13
de setembro de 2014 | N° 17921
CASAMENTO
GAY MUDANÇA FORÇADA
DERROTADOS PELO
PRECONCEITO
MESMO
COM MOBILIZAÇÃO de frequentadores e voluntários para recuperar danos causados
por incêndio criminoso, união coletiva, que inclui um casal de lésbicas, foi
transferida de CTG para o fórum de Santana do Livramento
O
esforço dos santanenses que ajudaram a reerguer parte do CTG Sentinelas do
Planalto não foi em vão, mas foi insuficiente para vencer os danos causados
pela intolerância. O casamento coletivo incluindo um casal de lésbicas não será
mais realizado no local, porque as obras de reconstrução não ficariam prontas a
tempo. A cerimônia foi transferida para o Salão do Júri do fórum de Santana do
Livramento, com início às 16h de hoje.
Na
manhã de ontem, usando a bandeira multicolorida do movimento gay como manto, a
juíza de Direito Carine Labres inspecionou os trabalhos no CTG incendiado,
ainda acreditando que poderia ser o palco do evento que unirá 28 pares
heterossexuais e um de lésbicas. Às 19h, no entanto, convocou uma entrevista
coletiva para anunciar o novo local.
– Em
que pese o esforço no CTG e pensando na questão da segurança, estamos
transferindo para o Salão do Júri – informou.
Na
entrevista, Carine voltou a expor a bandeira do arco-íris (símbolo gay),
colocando-a sobre a mesa. Ao seu lado, com voz embargada e olhos vermelhos, o
patrão do Sentinelas do Planalto, Gilbert Gisler, o Xepa, disse que aceitava a
decisão da juíza, apesar do desapontamento. – Somos legalistas, respeitamos a
lei – disse Xepa.
O
comandante dos bombeiros da cidade, primeiro-tenente José Henrique Martins
Rodrigues, confirmou que não haveria condições de usar o local. Às 18h de
ontem, Rodrigues voltou a conferir o andamento das obras, constatando que não
seriam liberadas até o meio-dia de hoje.
–
Houve comprometimento nas estruturas próximas ao madeiramento – observou o
bombeiro.
O
atentado contra o CTG ocorreu no início da madrugada de quinta-feira.
Desconhecidos teriam arremessado garrafas incendiárias (coquetel molotov) no
telhado, causando a destruição de 30% das instalações. Eles são procurados pela
Polícia Civil.
IDEIA
DO CTG É ABANDONADA
A
juíza Carine também anunciou que não vai mais propor casamentos coletivos
dentro de CTGs. Os próximos – um ou dois por ano – serão todos no fórum.
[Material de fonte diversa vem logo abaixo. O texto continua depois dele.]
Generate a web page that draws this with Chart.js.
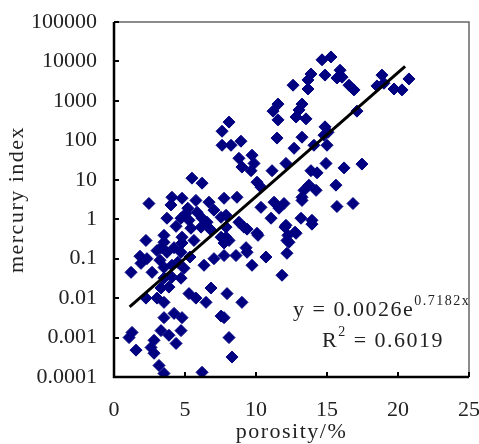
<!DOCTYPE html>
<html>
<head>
<meta charset="utf-8">
<script src="https://cdn.jsdelivr.net/npm/chart.js@4.4.0/dist/chart.umd.min.js"></script>
<style>
html, body { margin: 0; padding: 0; background: #fff; }
#wrap { width: 479px; height: 444px; }
</style>
</head>
<body>
<div id="wrap"><canvas id="chart" width="479" height="444"></canvas></div>
<script>
// values
const porosity = [
    14.65, 15.28, 15.92, 16.06, 15.70, 16.55, 16.90, 17.11, 18.87, 18.52,
    19.01, 19.72, 20.28, 20.77, 13.87, 13.66, 12.61, 13.66, 14.86, 11.55,
    11.20, 11.55, 13.24, 13.03, 12.82, 13.52, 8.10, 7.61, 14.86, 15.07,
    14.79, 8.94, 11.48, 13.24, 7.61, 8.24, 12.68, 14.08, 15.00, 8.80,
    9.72, 9.01, 9.65, 9.86, 11.13, 12.11, 13.87, 14.30, 14.93, 16.20,
    17.46, 13.73, 13.38, 14.23, 13.24, 15.63, 10.07, 10.35, 8.66, 5.49,
    6.20, 2.46, 4.08, 4.79, 4.01, 5.77, 6.69, 7.75, 15.70, 16.83,
    10.35, 11.27, 11.97, 11.62, 13.24, 7.89, 8.80, 9.15, 10.07, 11.06,
    12.11, 13.17, 13.94, 12.82, 12.18, 7.89, 9.30, 5.07, 5.85, 4.72,
    5.28, 7.04, 7.54, 3.73, 5.42, 6.13, 6.83, 7.89, 3.52, 2.25,
    4.79, 5.63, 7.54, 8.10, 3.31, 4.23, 12.04, 12.75, 13.94, 12.25,
    9.37, 10.14, 3.52, 4.79, 7.75, 3.03, 3.73, 4.72, 1.90, 2.32,
    1.20, 2.68, 3.52, 4.08, 4.93, 6.34, 7.04, 7.75, 3.52, 4.08,
    4.72, 3.31, 3.87, 2.25, 3.03, 3.52, 5.28, 5.77, 6.83, 7.96,
    6.48, 8.59, 9.37, 9.72, 10.70, 12.18, 11.83, 12.32, 9.01, 3.52,
    4.23, 4.79, 7.54, 4.72, 3.31, 3.87, 1.27, 1.06, 2.82, 4.37,
    2.61, 2.82, 1.55, 8.10, 3.17, 3.52, 6.20, 8.31, 7.75, 1.83,
    6.20, 4.50, 5.35, 3.24, 5.20, 6.55, 4.37
];
const mercuryIndex = [
    11000, 13000, 6000, 4000, 3800, 2500, 1900, 550, 4500, 2400,
    2800, 2000, 1900, 3600, 4800, 3400, 2500, 2000, 4500, 830,
    550, 330, 830, 590, 390, 350, 290, 170, 220, 160,
    135, 95, 114, 120, 75, 75, 63, 75, 75, 35,
    42, 21, 17, 26, 17, 26, 17, 15, 26, 20,
    25, 7.3, 5.4, 5.4, 3.6, 7.3, 8.7, 6.5, 3.6, 11,
    8.2, 2.5, 3.6, 3.4, 2.3, 3.0, 2.7, 3.4, 2.1, 2.5,
    2.0, 2.7, 2.5, 1.9, 3.0, 1.26, 0.84, 0.63, 0.44, 1.06,
    0.70, 1.06, 0.94, 0.44, 0.29, 0.35, 0.19, 1.4, 1.5, 1.06,
    0.94, 1.7, 1.12, 1.06, 0.59, 0.63, 0.53, 0.63, 0.39, 0.29,
    0.35, 0.29, 0.35, 0.29, 0.19, 0.19, 0.63, 0.47, 0.75, 0.39,
    0.56, 0.39, 0.26, 0.25, 0.25, 0.16, 0.145, 0.145, 0.076, 0.10,
    0.045, 0.045, 0.060, 0.068, 0.057, 0.068, 0.10, 0.12, 0.032, 0.034,
    0.032, 0.018, 0.019, 0.010, 0.010, 0.0078, 0.013, 0.010, 0.018, 0.013,
    0.0078, 0.12, 0.145, 0.068, 0.11, 0.137, 0.038, 0.26, 0.0078, 0.0032,
    0.0041, 0.0032, 0.0035, 0.0015, 0.0015, 0.00114, 0.00135, 0.0010, 0.00085, 0.00071,
    0.00056, 0.00040, 0.00048, 0.0010, 0.000196, 0.000123, 0.000131, 0.00032, 0.0032, 0.115,
    1.06, 0.081, 0.11, 0.091, 1.9, 0.84, 0.66
];

// ends of the exponential trend line
const trendX = [1.1, 20.5];
const trendY = [0.006, 7500];

const xTicks = [0, 5, 10, 15, 20, 25];
const yTicks = [0.0001, 0.001, 0.01, 0.1, 1, 10, 100, 1000, 10000, 100000];

const xTitle = 'porosity/%';
const yTitle = 'mercury index';
const fitMain = 'y = 0.0026e';
const fitExp = '0.7182x';
const r2Main = 'R';
const r2Exp = '2';
const r2Value = ' = 0.6019';

const serif = '"Liberation Serif", "Times New Roman", serif';

const decorPlugin = {
    id: 'decor',
    afterDraw(chart) {
        const ctx = chart.ctx;
        const a = chart.chartArea;
        const xs = chart.scales.x, ys = chart.scales.y;
        ctx.save();

        // frame
        ctx.strokeStyle = '#666';
        ctx.lineWidth = 1.5;
        ctx.beginPath();
        ctx.moveTo(a.left, a.top); ctx.lineTo(a.right, a.top); ctx.lineTo(a.right, a.bottom);
        ctx.stroke();
        ctx.strokeStyle = '#000';
        ctx.lineWidth = 2.5;
        ctx.beginPath();
        ctx.moveTo(a.left, a.top); ctx.lineTo(a.left, a.bottom); ctx.lineTo(a.right, a.bottom);
        ctx.stroke();

        // inward tick marks
        ctx.lineWidth = 2;
        ctx.beginPath();
        yTicks.forEach(v => {
            const py = Math.round(ys.getPixelForValue(v));
            ctx.moveTo(a.left, py); ctx.lineTo(a.left + 5, py);
        });
        xTicks.forEach(v => {
            const px = Math.round(xs.getPixelForValue(v));
            ctx.moveTo(px, a.bottom); ctx.lineTo(px, a.bottom - 5);
        });
        ctx.stroke();

        // axis titles
        ctx.fillStyle = '#222';
        ctx.letterSpacing = '1.5px';
        ctx.font = '22px ' + serif;
        ctx.textAlign = 'center';
        ctx.textBaseline = 'middle';
        ctx.fillText(xTitle, (a.left + a.right) / 2, chart.height - 12);
        ctx.save();
        ctx.translate(17, (a.top + a.bottom) / 2);
        ctx.rotate(-Math.PI / 2);
        ctx.fillText(yTitle, 0, 0);
        ctx.restore();

        // fit equation
        ctx.textAlign = 'left';
        let x0 = a.left + 179, y0 = a.top + 288;
        ctx.font = '22px ' + serif;
        ctx.fillText(fitMain, x0, y0);
        let w = ctx.measureText(fitMain).width;
        ctx.font = '14px ' + serif;
        ctx.fillText(fitExp, x0 + w, y0 - 9);

        x0 = a.left + 208; y0 = a.top + 319;
        ctx.font = '22px ' + serif;
        ctx.fillText(r2Main, x0, y0);
        w = ctx.measureText(r2Main).width;
        ctx.font = '14px ' + serif;
        ctx.fillText(r2Exp, x0 + w, y0 - 9);
        const w2 = ctx.measureText(r2Exp).width;
        ctx.font = '22px ' + serif;
        ctx.fillText(r2Value, x0 + w + w2, y0);

        ctx.restore();
    }
};

new Chart(document.getElementById('chart'), {
    type: 'scatter',
    data: {
        datasets: [{
            data: trendX.map((x, i) => ({ x, y: trendY[i] })),
            showLine: true,
            borderColor: '#000',
            borderWidth: 3,
            pointRadius: 0,
            fill: false
        }, {
            data: porosity.map((x, i) => ({ x, y: mercuryIndex[i] })),
            pointStyle: 'rectRot',
            pointRadius: 6,
            backgroundColor: '#000080',
            borderColor: '#000080',
            borderWidth: 1
        }]
    },
    options: {
        responsive: false,
        animation: false,
        devicePixelRatio: 1,
        layout: { padding: { left: 0, right: 10, top: 22, bottom: 0 } },
        plugins: {
            legend: { display: false },
            tooltip: { enabled: false }
        },
        scales: {
            x: {
                type: 'linear',
                min: 0,
                max: 25,
                afterBuildTicks: s => { s.ticks = xTicks.map(v => ({ value: v })); },
                afterFit: s => { s.height = 67; s.paddingLeft = 0; s.paddingRight = 0; },
                grid: { display: false, drawTicks: false },
                border: { display: false },
                ticks: { padding: 20, color: '#222', font: { family: serif, size: 22 } }
            },
            y: {
                type: 'logarithmic',
                min: 0.0001,
                max: 100000,
                afterBuildTicks: s => { s.ticks = yTicks.map(v => ({ value: v })); },
                afterFit: s => { s.width = 114; s.paddingTop = 0; s.paddingBottom = 0; },
                grid: { display: false, drawTicks: false },
                border: { display: false },
                ticks: {
                    padding: 17,
                    color: '#222',
                    font: { family: serif, size: 22 },
                    callback: v => String(v)
                }
            }
        }
    },
    plugins: [decorPlugin]
});
</script>
</body>
</html>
Questionada se estava capitulando diante dos tradicionalistas, que se rebelaram
com a união de gays desde o início, explicou que poderia soar como provocação se
insistisse na proposta.
A
magistrada esclareceu que não quis afrontar o Movimento Tradicionalista Gaúcho
(MTG) ao propor o casamento coletivo dentro de um CTG e durante os festejos da
Semana Farroupilha. Lembrou que, ao propor a ideia, sete CTGs do município se
ofereceram. Ao ponderar que também haveria pares de pessoas do mesmo sexo, seis
deles desistiram. O único que não recuou foi o de Xepa, também vereador, que
declarou:
–
Palavra de gaúcho é como um tiro. Depois que sai, não volta mais. A transferência
de local desagradou as dezenas de voluntários que se esmeravam para aprontar o
CTG. Na tarde de ontem, usando bota e bombacha, o advogado Raul Vieira, 54
anos, carregava brita com uma pá.
–
Estou desde o início, faço o que posso – comentou Vieira, o suor escorrendo do
rosto. Comerciantes, operários, profissionais liberais e donas de casa também
atenderam à conclamação. O vidraceiro Adriano Lopes, 41 anos, foi deslocado de
outra empreitada, pelo dono da empresa onde atua, para recompor janelas. Diante
das dúvidas se o serviço seria concluído a tempo, sintetizou a disposição de
todos.
–
Vamos ter que conseguir, não tem outra saída – disse Adriano. A solidariedade
foi constante. A diretora da Escola Estadual Pinto da Rocha, Ana Lia Bicca
Ribeiro, ofereceu cadeiras e o que mais fosse necessário.
–
Não podemos aceitar essa coisa medonha que é o preconceito – disse Ana Lia.